:: Instructions to follow ::
Every line below should be copied exactly; drop the pictures.

:: Data provided ::
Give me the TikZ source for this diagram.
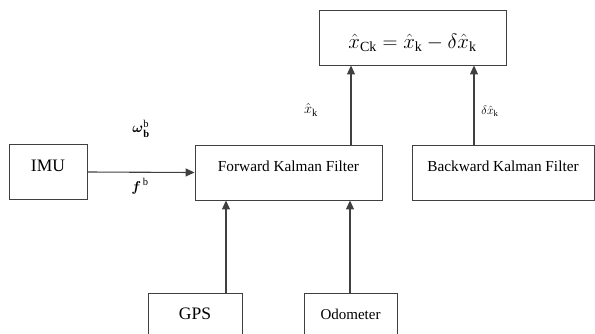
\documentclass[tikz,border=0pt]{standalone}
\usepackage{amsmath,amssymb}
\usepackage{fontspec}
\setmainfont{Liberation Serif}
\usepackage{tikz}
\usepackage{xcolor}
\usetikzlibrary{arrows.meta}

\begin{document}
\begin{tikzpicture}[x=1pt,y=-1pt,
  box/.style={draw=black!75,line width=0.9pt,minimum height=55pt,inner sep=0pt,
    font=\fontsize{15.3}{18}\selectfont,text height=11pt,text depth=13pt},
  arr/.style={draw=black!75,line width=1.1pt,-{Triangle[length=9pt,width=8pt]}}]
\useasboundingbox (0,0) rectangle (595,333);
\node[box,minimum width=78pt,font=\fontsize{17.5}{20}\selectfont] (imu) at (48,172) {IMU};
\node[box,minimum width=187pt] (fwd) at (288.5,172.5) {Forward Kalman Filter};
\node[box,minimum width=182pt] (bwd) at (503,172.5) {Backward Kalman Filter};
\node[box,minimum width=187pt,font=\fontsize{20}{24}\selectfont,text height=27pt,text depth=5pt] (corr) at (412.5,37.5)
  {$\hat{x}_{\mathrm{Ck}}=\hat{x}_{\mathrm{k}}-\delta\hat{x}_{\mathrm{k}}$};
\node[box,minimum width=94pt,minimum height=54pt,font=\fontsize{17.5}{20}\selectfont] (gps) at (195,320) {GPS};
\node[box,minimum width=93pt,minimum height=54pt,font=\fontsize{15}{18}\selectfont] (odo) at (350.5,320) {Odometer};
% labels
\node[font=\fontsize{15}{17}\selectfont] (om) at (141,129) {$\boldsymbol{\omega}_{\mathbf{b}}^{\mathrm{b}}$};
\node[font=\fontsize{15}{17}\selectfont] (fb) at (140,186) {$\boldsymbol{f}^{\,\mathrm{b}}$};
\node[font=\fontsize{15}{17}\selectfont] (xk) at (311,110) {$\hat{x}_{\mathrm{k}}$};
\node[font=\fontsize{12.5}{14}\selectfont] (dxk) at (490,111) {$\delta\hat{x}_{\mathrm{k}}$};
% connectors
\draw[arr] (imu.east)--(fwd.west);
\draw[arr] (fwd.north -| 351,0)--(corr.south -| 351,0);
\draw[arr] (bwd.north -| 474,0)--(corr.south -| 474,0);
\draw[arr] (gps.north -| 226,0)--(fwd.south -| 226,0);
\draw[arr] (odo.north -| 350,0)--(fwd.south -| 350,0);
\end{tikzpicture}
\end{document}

:: Complete output ::
Give me the TikZ source for this diagram.
\documentclass[tikz,border=0pt]{standalone}
\usepackage{amsmath,amssymb}
\usepackage{fontspec}
\setmainfont{Liberation Serif}
\usepackage{tikz}
\usepackage{xcolor}
\usetikzlibrary{arrows.meta}

\begin{document}
\begin{tikzpicture}[x=1pt,y=-1pt,
  box/.style={draw=black!75,line width=0.9pt,minimum height=55pt,inner sep=0pt,
    font=\fontsize{15.3}{18}\selectfont,text height=11pt,text depth=13pt},
  arr/.style={draw=black!75,line width=1.1pt,-{Triangle[length=9pt,width=8pt]}}]
\useasboundingbox (0,0) rectangle (595,333);
\node[box,minimum width=78pt,font=\fontsize{17.5}{20}\selectfont] (imu) at (48,172) {IMU};
\node[box,minimum width=187pt] (fwd) at (288.5,172.5) {Forward Kalman Filter};
\node[box,minimum width=182pt] (bwd) at (503,172.5) {Backward Kalman Filter};
\node[box,minimum width=187pt,font=\fontsize{20}{24}\selectfont,text height=27pt,text depth=5pt] (corr) at (412.5,37.5)
  {$\hat{x}_{\mathrm{Ck}}=\hat{x}_{\mathrm{k}}-\delta\hat{x}_{\mathrm{k}}$};
\node[box,minimum width=94pt,minimum height=54pt,font=\fontsize{17.5}{20}\selectfont] (gps) at (195,320) {GPS};
\node[box,minimum width=93pt,minimum height=54pt,font=\fontsize{15}{18}\selectfont] (odo) at (350.5,320) {Odometer};
% labels
\node[font=\fontsize{15}{17}\selectfont] (om) at (141,129) {$\boldsymbol{\omega}_{\mathbf{b}}^{\mathrm{b}}$};
\node[font=\fontsize{15}{17}\selectfont] (fb) at (140,186) {$\boldsymbol{f}^{\,\mathrm{b}}$};
\node[font=\fontsize{15}{17}\selectfont] (xk) at (311,110) {$\hat{x}_{\mathrm{k}}$};
\node[font=\fontsize{12.5}{14}\selectfont] (dxk) at (490,111) {$\delta\hat{x}_{\mathrm{k}}$};
% connectors
\draw[arr] (imu.east)--(fwd.west);
\draw[arr] (fwd.north -| 351,0)--(corr.south -| 351,0);
\draw[arr] (bwd.north -| 474,0)--(corr.south -| 474,0);
\draw[arr] (gps.north -| 226,0)--(fwd.south -| 226,0);
\draw[arr] (odo.north -| 350,0)--(fwd.south -| 350,0);
\end{tikzpicture}
\end{document}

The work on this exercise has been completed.